# RECORDS FOR PROCESSING
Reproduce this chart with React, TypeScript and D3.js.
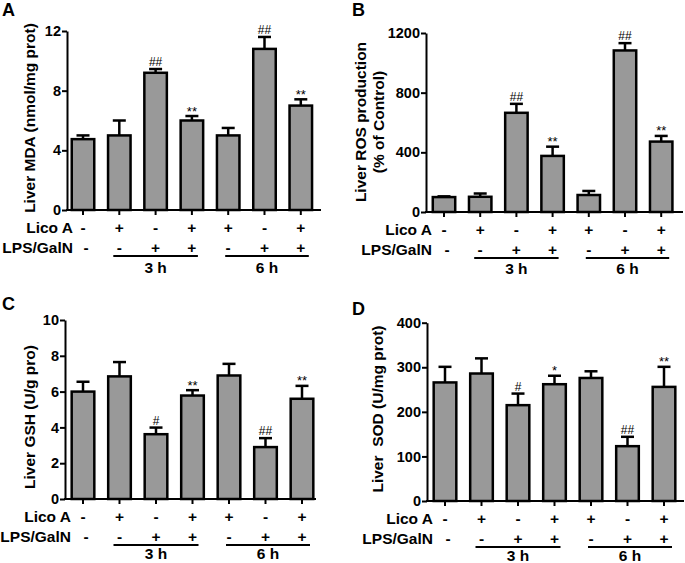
import * as d3 from 'd3';
import React, { FC, useEffect, useRef } from 'react';

// treatment groups, left to right
const groups = ['Control', 'Lico A', 'LPS/GalN 3h', 'Lico A + LPS/GalN 3h', 'Lico A 6h', 'LPS/GalN 6h', 'Lico A + LPS/GalN 6h'];
const licoA = ['-', '+', '-', '+', '+', '-', '+'];
const lpsGalN = ['-', '-', '+', '+', '-', '+', '+'];
const hourLabels = ['3 h', '6 h'];

// A: MDA
const mdaMean = [4.75, 5.0, 9.2, 6.0, 5.0, 10.8, 7.0];
const mdaErr = [0.25, 1.0, 0.25, 0.3, 0.5, 0.8, 0.42];
const mdaMarks = ['', '', '##', '**', '', '##', '**'];
const mdaTicks = [0, 4, 8, 12];

// B: ROS
const rosMean = [100, 102, 665, 376, 114, 1083, 472];
const rosErr = [5, 22, 60, 62, 27, 49, 38];
const rosMarks = ['', '', '##', '**', '', '##', '**'];
const rosTicks = [0, 400, 800, 1200];

// C: GSH
const gshMean = [6.0, 6.85, 3.62, 5.78, 6.9, 2.9, 5.6];
const gshErr = [0.55, 0.8, 0.37, 0.3, 0.65, 0.5, 0.72];
const gshMarks = ['', '', '#', '**', '', '##', '**'];
const gshTicks = [0, 2, 4, 6, 8, 10];

// D: SOD
const sodMean = [266, 286, 215, 262, 276, 123, 256];
const sodErr = [35, 34, 26, 19, 15, 21, 45];
const sodMarks = ['', '', '#', '*', '', '##', '**'];
const sodTicks = [0, 100, 200, 300, 400];

interface Panel {
  letter: string;
  letterX: number;
  letterY: number;
  means: number[];
  errs: number[];
  marks: string[];
  ticks: number[];
  yLabel: string[];
  labelX: number[];
  labelY: number;
  x0: number;
  xEnd: number;
  y0: number;
  yTop: number;
  c0: number;
  step: number;
  hourY: number;
}

const panels: Panel[] = [
  {
    letter: 'A', letterX: 2, letterY: 16,
    means: mdaMean, errs: mdaErr, marks: mdaMarks, ticks: mdaTicks,
    yLabel: ['Liver MDA (nmol/mg prot)'], labelX: [29], labelY: 118,
    x0: 67, xEnd: 321, y0: 210, yTop: 31, c0: 83, step: 36.3, hourY: 57
  },
  {
    letter: 'B', letterX: 352, letterY: 16,
    means: rosMean, errs: rosErr, marks: rosMarks, ticks: rosTicks,
    yLabel: ['Liver ROS production', '(% of Control)'], labelX: [360, 378], labelY: 122,
    x0: 426, xEnd: 683, y0: 212, yTop: 33, c0: 444, step: 36.2, hourY: 56
  },
  {
    letter: 'C', letterX: 2, letterY: 310,
    means: gshMean, errs: gshErr, marks: gshMarks, ticks: gshTicks,
    yLabel: ['Liver GSH (U/g pro)'], labelX: [29], labelY: 417,
    x0: 65, xEnd: 316, y0: 499, yTop: 320, c0: 83, step: 36.5, hourY: 54
  },
  {
    letter: 'D', letterX: 352, letterY: 315,
    means: sodMean, errs: sodErr, marks: sodMarks, ticks: sodTicks,
    yLabel: ['Liver  SOD (U/mg prot)'], labelX: [377], labelY: 409,
    x0: 427, xEnd: 684, y0: 501, yTop: 322.7, c0: 445, step: 36.5, hourY: 54
  }
];

const FONT = 'Arial, "Liberation Sans", sans-serif';
const FS = 15.5;

const drawPanel = (svg: d3.Selection<SVGSVGElement, unknown, null, undefined>, p: Panel) => {
  const g = svg.append('g');
  const idx = d3.range(groups.length);

  const x = d3
    .scaleBand<number>()
    .domain(idx)
    .range([p.c0 - p.step / 2, p.c0 + (groups.length - 0.5) * p.step])
    .paddingInner(0.38)
    .paddingOuter(0.19);
  const bw = x.bandwidth();
  const cx = (i: number) => (x(i) as number) + bw / 2;

  const y = d3.scaleLinear().domain([0, p.ticks[p.ticks.length - 1]]).range([p.y0, p.yTop]);

  // panel letter
  g.append('text')
    .attr('x', p.letterX)
    .attr('y', p.letterY)
    .attr('font-family', FONT)
    .attr('font-weight', 'bold')
    .attr('font-size', 18)
    .text(p.letter);

  // error bars
  idx.forEach((i) => {
    const top = y(p.means[i] + p.errs[i]);
    g.append('line')
      .attr('x1', cx(i)).attr('x2', cx(i))
      .attr('y1', y(p.means[i])).attr('y2', top)
      .attr('stroke', '#000').attr('stroke-width', 2.5);
    g.append('line')
      .attr('x1', cx(i) - 6.5).attr('x2', cx(i) + 6.5)
      .attr('y1', top).attr('y2', top)
      .attr('stroke', '#000').attr('stroke-width', 2.5);
    if (p.marks[i]) {
      const star = p.marks[i].startsWith('*');
      g.append('text')
        .attr('x', cx(i))
        .attr('y', star ? top - 0.5 : top - 3)
        .attr('text-anchor', 'middle')
        .attr('font-family', FONT)
        .attr('font-size', star ? 13 : 12)
        .text(p.marks[i]);
    }
  });

  // bars
  g.selectAll('rect.bar')
    .data(idx)
    .enter()
    .append('rect')
    .attr('class', 'bar')
    .attr('x', (i) => x(i) as number)
    .attr('width', bw)
    .attr('y', (i) => y(p.means[i]))
    .attr('height', (i) => p.y0 - y(p.means[i]))
    .attr('fill', '#999999')
    .attr('stroke', '#000')
    .attr('stroke-width', 2.5);

  // y axis
  const yAxis = g
    .append('g')
    .attr('transform', `translate(${p.x0},0)`)
    .call(
      d3
        .axisLeft(y)
        .tickValues(p.ticks)
        .tickFormat(d3.format('d'))
        .tickSize(5)
        .tickSizeOuter(0)
        .tickPadding(1)
    );
  yAxis.select('.domain').attr('stroke-width', 2);
  yAxis.selectAll('.tick line').attr('stroke-width', 2);
  yAxis
    .selectAll('.tick text')
    .attr('font-family', FONT)
    .attr('font-weight', 'bold')
    .attr('font-size', 14.5)
    .attr('fill', '#000');

  // x axis baseline + ticks
  g.append('line')
    .attr('x1', p.x0 - 1).attr('x2', p.xEnd)
    .attr('y1', p.y0).attr('y2', p.y0)
    .attr('stroke', '#000').attr('stroke-width', 2);
  const xAxis = g
    .append('g')
    .attr('transform', `translate(0,${p.y0})`)
    .call(d3.axisBottom(x).tickSize(5).tickFormat(() => ''));
  xAxis.select('.domain').remove();
  xAxis.selectAll('.tick line').attr('stroke-width', 2);

  // treatment rows
  const rows: [string, string[], number][] = [
    ['Lico A', licoA, 17],
    ['LPS/GalN', lpsGalN, 37]
  ];
  rows.forEach(([name, signs, dy]) => {
    g.append('text')
      .attr('x', p.x0 + 6)
      .attr('y', p.y0 + dy)
      .attr('text-anchor', 'end')
      .attr('dominant-baseline', 'central')
      .attr('font-family', FONT)
      .attr('font-weight', 'bold')
      .attr('font-size', FS)
      .text(name);
    idx.forEach((i) => {
      g.append('text')
        .attr('x', cx(i) + (i === 0 && name === 'LPS/GalN' ? 3 : 0))
        .attr('y', p.y0 + dy)
        .attr('text-anchor', 'middle')
        .attr('dominant-baseline', 'central')
        .attr('font-family', FONT)
        .attr('font-weight', 'bold')
        .attr('font-size', FS)
        .text(signs[i]);
    });
  });

  // time groups
  const spans: [number, number, number, number][] = [
    [1, 3, -6, 6],
    [4, 6, -3, 8]
  ];
  spans.forEach(([a, b, l, r], k) => {
    const xa = cx(a) + l;
    const xb = cx(b) + r;
    g.append('line')
      .attr('x1', xa).attr('x2', xb)
      .attr('y1', p.y0 + 46).attr('y2', p.y0 + 46)
      .attr('stroke', '#000').attr('stroke-width', 2);
    g.append('text')
      .attr('x', (xa + xb) / 2)
      .attr('y', p.y0 + p.hourY)
      .attr('text-anchor', 'middle')
      .attr('dominant-baseline', 'central')
      .attr('font-family', FONT)
      .attr('font-weight', 'bold')
      .attr('font-size', FS)
      .text(hourLabels[k]);
  });

  // y label
  p.yLabel.forEach((line, k) => {
    g.append('text')
      .attr('transform', `translate(${p.labelX[k]},${p.labelY}) rotate(-90)`)
      .attr('text-anchor', 'middle')
      .attr('dominant-baseline', 'central')
      .attr('font-family', FONT)
      .attr('font-weight', 'bold')
      .attr('font-size', FS)
      .style('white-space', 'pre')
      .text(line);
  });
};

const App: FC = (): JSX.Element => {
  const ref = useRef<SVGSVGElement>(null);

  useEffect(() => {
    document.body.style.margin = '0';
    const svg = d3.select(ref.current as SVGSVGElement);
    svg.selectAll('*').remove();
    panels.forEach((p) => drawPanel(svg, p));
  }, []);

  return <svg ref={ref} width={685} height={563} style={{ display: 'block', background: '#fff' }} />;
};

export default App;
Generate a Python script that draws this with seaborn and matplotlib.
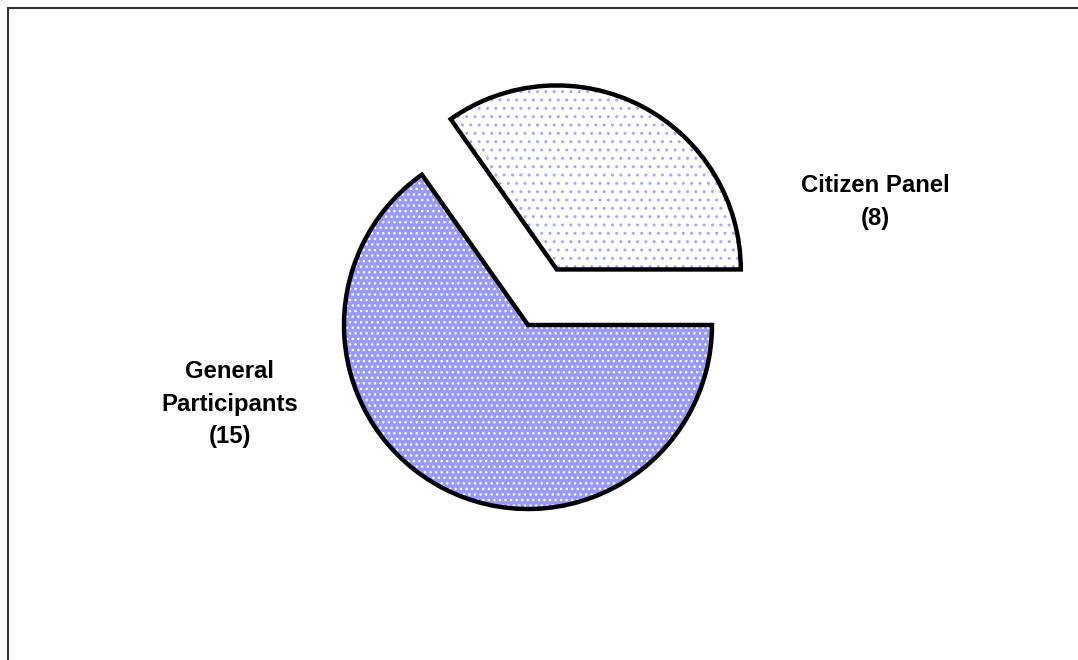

# WHAT TO WORK ON
Restate word for word every line from the top of the entries above to the line with "const hourLabels = ['3 h', '6 h'];", inclusive, and skip any pictures.

# WORKED SOLUTION
Reproduce this chart with React, TypeScript and D3.js.
import * as d3 from 'd3';
import React, { FC, useEffect, useRef } from 'react';

// treatment groups, left to right
const groups = ['Control', 'Lico A', 'LPS/GalN 3h', 'Lico A + LPS/GalN 3h', 'Lico A 6h', 'LPS/GalN 6h', 'Lico A + LPS/GalN 6h'];
const licoA = ['-', '+', '-', '+', '+', '-', '+'];
const lpsGalN = ['-', '-', '+', '+', '-', '+', '+'];
const hourLabels = ['3 h', '6 h'];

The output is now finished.